As promised here’s a brief update on what’s been happening with the Aussie Dollar over the last week.

The AIG (Australian Industry Group’s) Manufacturing Index (51.7) jumped to its highest level in 17 months and broke through the 50 threshold separating contraction from growth. Both production and new orders surged above 50, with firms crediting government stimulus measures for part of the improvement as infrastructure, investment and household spending were all recipients of state sponsored initiatives.
The AIG Service Index (48.0) was less impressive, recording its 16th month of contraction in the last 17, with some uncertainty as to how the sector will survive the possible double hit of rising interest rates and winding down of fiscal stimulus. The overall positive tone was boosted by the Q2 GDP data that showed the economy grew by 0.6% q/q, boosted by household spending and business investment that outweighed weakness in building and international trade. The RBA (Reserve Bank of Australia) left official rates (Interest Rates) at 3% and gave no new clues as to the timing of the inevitable next move up from these historically low levels.
The market is still pricing in at least one rise before yearend.
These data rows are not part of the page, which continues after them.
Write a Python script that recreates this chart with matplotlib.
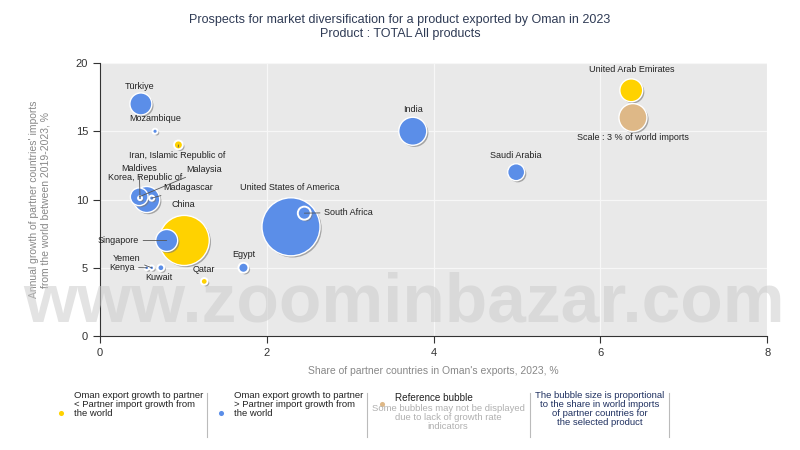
import matplotlib.pyplot as plt
import matplotlib.patheffects as pe

plt.rcParams['font.family'] = ['Liberation Sans', 'DejaVu Sans']

# data
countries = ['United States of America', 'China', 'Korea, Republic of', 'India', 'Singapore',
             'United Arab Emirates', 'Türkiye', 'Malaysia', 'Saudi Arabia', 'South Africa',
             'Egypt', 'Iran, Islamic Republic of', 'Kuwait', 'Qatar', 'Mozambique',
             'Madagascar', 'Kenya', 'Yemen', 'Maldives']
share_exports = [2.29, 1.01, 0.56, 3.75, 0.80, 6.37, 0.49, 0.47, 4.99, 2.45,
                 1.72, 0.94, 0.73, 1.25, 0.66, 0.62, 0.56, 0.62, 0.48]
import_growth = [8.0, 7.0, 10.0, 15.0, 7.0, 18.0, 17.0, 10.2, 12.0, 9.0,
                 5.0, 14.0, 5.0, 4.0, 15.0, 10.1, 5.0, 5.0, 10.1]
world_share = [12.9, 9.6, 2.6, 3.0, 1.85, 2.0, 1.85, 1.2, 1.1, 0.65,
               0.38, 0.3, 0.17, 0.17, 0.1, 0.1, 0.08, 0.08, 0.06]
oman_faster = [False, True, False, False, False, True, False, False, False, False,
               False, True, False, True, False, False, False, False, False]
ref_x, ref_y, ref_share = 6.39, 16.0, 3.0

# label placement (x, y in data units), leader line or not
label_pos = {
    'United States of America': (2.27, 10.85, False),
    'China': (1.0, 9.6, False),
    'Korea, Republic of': (0.54, 11.6, False),
    'India': (3.75, 16.6, False),
    'Singapore': (0.22, 7.0, True),
    'United Arab Emirates': (6.37, 19.5, False),
    'Türkiye': (0.48, 18.3, False),
    'Malaysia': (1.25, 12.2, True),
    'Saudi Arabia': (4.98, 13.2, False),
    'South Africa': (2.98, 9.05, True),
    'Egypt': (1.72, 6.0, False),
    'Iran, Islamic Republic of': (0.93, 13.2, True),
    'Kuwait': (0.71, 4.27, False),
    'Qatar': (1.25, 4.84, False),
    'Mozambique': (0.66, 15.9, False),
    'Madagascar': (1.06, 10.85, True),
    'Kenya': (0.26, 5.03, True),
    'Yemen': (0.32, 5.7, True),
    'Maldives': (0.47, 12.3, True),
}

BLUE = '#5b8ee8'
YELLOW = '#ffd200'
TAN = '#deb887'
k = (2 * 14 * 0.72) ** 2 / 3  # marker area per % of world imports

fig = plt.figure(figsize=(8, 4.5), dpi=100)
ax = fig.add_axes([0.125, 0.2533, 0.834, 0.6067])
ax.set_facecolor('#e9e9e9')
ax.set_xlim(0, 8)
ax.set_ylim(0, 20)
ax.set_xticks([0, 2, 4, 6, 8])
ax.set_yticks([0, 5, 10, 15, 20])
ax.grid(True, color='#f7f7f7', lw=0.9)
ax.set_axisbelow(True)
for s in ['top', 'right']:
    ax.spines[s].set_visible(False)
for s in ['left', 'bottom']:
    ax.spines[s].set_color('#333333')
ax.tick_params(labelsize=8, colors='#333333', length=5)

shadow = [pe.SimplePatchShadow(offset=(1.2, -1.2), shadow_rgbFace='#777777', alpha=0.6), pe.Normal()]

order = sorted(range(len(countries)), key=lambda i: -world_share[i])
for i in order:
    c = YELLOW if oman_faster[i] else BLUE
    lw = 1.4 if world_share[i] < 0.7 else 1.0
    sc = ax.scatter(share_exports[i], import_growth[i], s=k * world_share[i], color=c,
                    edgecolor='white', linewidth=lw, zorder=3)
    sc.set_path_effects(shadow)

sc = ax.scatter(ref_x, ref_y, s=k * ref_share, color=TAN, edgecolor='white', linewidth=1, zorder=3)
sc.set_path_effects(shadow)
ax.text(ref_x, 14.55, 'Scale : 3 % of world imports', ha='center', va='center', fontsize=6.5,
        color='#222222', zorder=5)

for i, name in enumerate(countries):
    tx, ty, leader = label_pos[name]
    if leader:
        ax.annotate(name, xy=(share_exports[i], import_growth[i]), xytext=(tx, ty),
                    ha='center', va='center', fontsize=6.5, color='#222222', zorder=5,
                    arrowprops=dict(arrowstyle='-', color='#555555', lw=0.6,
                                    shrinkA=1, shrinkB=0))
    else:
        ax.text(tx, ty, name, ha='center', va='center', fontsize=6.5, color='#222222', zorder=5)

ax.set_xlabel("Share of partner countries in Oman's exports, 2023, %", fontsize=7.5,
              color='#888888', labelpad=6)
ax.set_ylabel("Annual growth of partner countries' imports\nfrom the world between 2019-2023, %",
              fontsize=7.5, color='#888888', labelpad=18)

fig.text(0.5, 0.94, 'Prospects for market diversification for a product exported by Oman in 2023\n'
         'Product : TOTAL All products', ha='center', va='center', fontsize=9,
         color='#2f3b55', linespacing=1.25)

# overlay for watermark and bottom legend strip (figure fraction coords)
ov = fig.add_axes([0, 0, 1, 1], zorder=10)
ov.set_xlim(0, 1)
ov.set_ylim(0, 1)
ov.axis('off')

ov.text(0.505, 0.325, 'www.zoominbazar.com', ha='center', va='center', fontsize=50,
        fontweight='bold', color='#cccccc', alpha=0.55)

fs = 6.8
ov.scatter([0.076], [1 - 413 / 450], s=22, color=YELLOW, edgecolor='white')
ov.text(0.092, 1 - 391 / 450, 'Oman export growth to partner\n< Partner import growth from\nthe world',
        ha='left', va='top', fontsize=fs, color='#222222', linespacing=1.0)
ov.scatter([0.276], [1 - 413 / 450], s=22, color=BLUE, edgecolor='white')
ov.text(0.292, 1 - 391 / 450, 'Oman export growth to partner\n> Partner import growth from\nthe world',
        ha='left', va='top', fontsize=fs, color='#222222', linespacing=1.0)
ov.scatter([0.477], [1 - 404 / 450], s=22, color=TAN, edgecolor='white')
ov.text(0.494, 1 - 398 / 450, 'Reference bubble', ha='left', va='center', fontsize=fs + 0.3,
        color='#222222')
ov.text(0.56, 1 - 404 / 450, 'Some bubbles may not be displayed\ndue to lack of growth rate\nindicators',
        ha='center', va='top', fontsize=fs, color='#b0b0b0', linespacing=1.0)
ov.text(0.75, 1 - 391 / 450, 'The bubble size is proportional\nto the share in world imports\n'
        'of partner countries for\nthe selected product',
        ha='center', va='top', fontsize=fs, color='#1f3060', linespacing=1.0)
for xs in [0.259, 0.459, 0.662, 0.836]:
    ov.plot([xs, xs], [1 - 437 / 450, 1 - 393 / 450], color='#bbbbbb', lw=0.8)

fig.savefig('out.png', dpi=100)
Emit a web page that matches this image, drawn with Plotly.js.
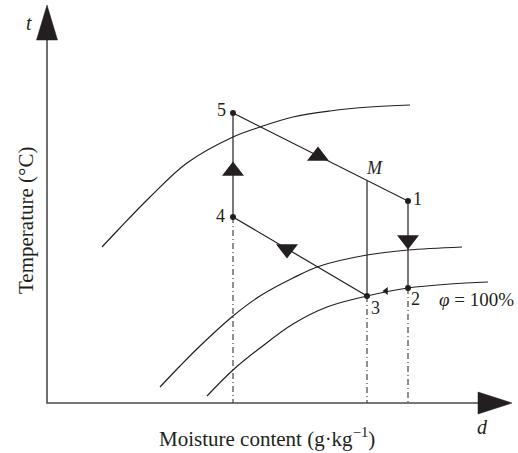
<!DOCTYPE html>
<html>
<head>
<meta charset="utf-8">
<script src="https://cdn.plot.ly/plotly-3.0.1.min.js"></script>
<style>html,body{margin:0;padding:0;background:#fff}#chart{width:518px;height:453px}</style>
</head>
<body>
<div id="chart"></div>
<script>
// Sketch coordinates: d (moisture content), t (temperature), arbitrary units
const curveA_d = [55, 71, 103, 140, 186, 213, 246, 283, 323, 363];
const curveA_t = [156, 173, 206, 240, 266, 276, 286, 292, 296, 298];
const curveB_d = [113, 133, 153, 186, 213, 246, 273, 320, 361, 415];
const curveB_t = [16, 37, 57, 87, 107, 125, 137, 148, 153, 156];
const curveC_d = [160, 186, 213, 246, 280, 320, 361, 403, 441];
const curveC_t = [7, 33, 55, 79, 96, 107, 115, 119, 121];

const pointLabels = ['1', '2', '3', '4', '5', 'M'];
const pointD = [361, 361, 320, 186, 186, 320];
const pointT = [202, 115, 107, 186, 290, 222];

const arrowD = [186, 271, 361, 240];
const arrowT = [232, 247, 163, 154];
const arrowDir = ['triangle-up', 'triangle-up', 'triangle-down', 'triangle-down'];
const smallArrowD = [339];
const smallArrowT = [112];

const axisDMax = 465, axisTMax = 398;
const xTitle = 'Moisture content (g·kg<sup>−1</sup>)';
const yTitle = 'Temperature (°C)';
const satLabel = '<i>φ</i> = 100%';

const P = {};
pointLabels.forEach((k, i) => P[k] = [pointD[i], pointT[i]]);

const black = '#231f20';
const serif = 'Liberation Serif, Times New Roman, serif';
const traces = [];
function line(xs, ys, opts) {
  traces.push(Object.assign({type: 'scatter', mode: 'lines', x: xs, y: ys, hoverinfo: 'skip',
    line: {color: black, width: 1.2}}, opts || {}));
}
// curves
line(curveA_d, curveA_t, {line: {color: black, width: 1.2, shape: 'spline'}});
line(curveB_d, curveB_t, {line: {color: black, width: 1.2, shape: 'spline'}});
line(curveC_d, curveC_t, {line: {color: black, width: 1.2, shape: 'spline'}});
// process lines
line([P['4'][0], P['5'][0], P['1'][0], P['2'][0]], [P['4'][1], P['5'][1], P['1'][1], P['2'][1]]);
line([P['3'][0], P['4'][0]], [P['3'][1], P['4'][1]]);
line([P['M'][0], P['3'][0]], [P['M'][1], P['3'][1]]);
// dash-dot projections
['4', '3', '2'].forEach(k => line([P[k][0], P[k][0]], [P[k][1], 0],
  {line: {color: black, width: 1, dash: '6px,3px,1px,3px'}}));
// axes
line([0, 0, axisDMax - 34], [axisTMax - 34, 0, 0], {line: {color: '#4a4a4a', width: 1.6}});
traces.push({type: 'scatter', mode: 'lines', fill: 'toself', fillcolor: black, hoverinfo: 'skip',
  x: [-10.5, 10.5, 0, -10.5], y: [axisTMax - 35, axisTMax - 35, axisTMax, axisTMax - 35],
  line: {color: black, width: 0.5}});
traces.push({type: 'scatter', mode: 'lines', fill: 'toself', fillcolor: black, hoverinfo: 'skip',
  x: [axisDMax - 34, axisDMax - 34, axisDMax, axisDMax - 34], y: [-11, 11, 0, -11],
  line: {color: black, width: 0.5}});
// dots
traces.push({type: 'scatter', mode: 'markers', hoverinfo: 'skip',
  x: pointD.slice(0, 5), y: pointT.slice(0, 5), marker: {color: black, size: 6}});
// direction arrows
traces.push({type: 'scatter', mode: 'markers', hoverinfo: 'skip', x: arrowD, y: arrowT,
  marker: {color: black, size: 19, symbol: arrowDir, line: {width: 0}}});
traces.push({type: 'scatter', mode: 'markers', hoverinfo: 'skip', x: smallArrowD, y: smallArrowT,
  marker: {color: black, size: 7, symbol: 'triangle-left', line: {width: 0}}});

const labelOffsets = {'1': [9, 2], '2': [7, -11], '3': [8, -12], '4': [-13, 1], '5': [-12, 3], 'M': [7, 13]};
const annotations = pointLabels.map((k, i) => ({
  x: pointD[i] + labelOffsets[k][0], y: pointT[i] + labelOffsets[k][1], text: k === 'M' ? '<i>M</i>' : k,
  showarrow: false, xanchor: 'center', yanchor: 'middle', font: {family: serif, size: 18, color: black}
}));
annotations.push({x: -18, y: 380, text: '<i>t</i>', showarrow: false, font: {family: serif, size: 20, color: black}});
annotations.push({x: 435, y: -24, text: '<i>d</i>', showarrow: false, font: {family: serif, size: 20, color: black}});
annotations.push({x: 429, y: 104, text: satLabel, showarrow: false, font: {family: serif, size: 19, color: black}});
annotations.push({x: 220, y: -34, text: xTitle, showarrow: false, font: {family: serif, size: 21, color: black}});
annotations.push({x: -21, y: 182, text: yTitle, textangle: -90, showarrow: false, font: {family: serif, size: 21, color: black}});

Plotly.newPlot('chart', traces, {
  width: 518, height: 453, margin: {l: 0, r: 0, t: 0, b: 0},
  paper_bgcolor: '#fff', plot_bgcolor: '#fff', showlegend: false,
  xaxis: {range: [-47, 471], visible: false, fixedrange: true},
  yaxis: {range: [-50, 403], visible: false, fixedrange: true},
  annotations: annotations
}, {staticPlot: true});
</script>
</body>
</html>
This week Retail Sales, Consumer Confidence and Unemployment will focus attention.

AUD Movement – High’s & Low’s of last week (31/08/09 – 04/09/09)

High’s: 1.9585
Low's: 1.9217

A movement of 1.91%

Difference on £200,000

High: 391,700 AUD
Low: 384,340 AUD

Difference of: 7,360 AUD.

Whilst FX isn't the most thrilling of subjects, the sooner you begin to think about your money transfers, the more likely you are to make your money go further.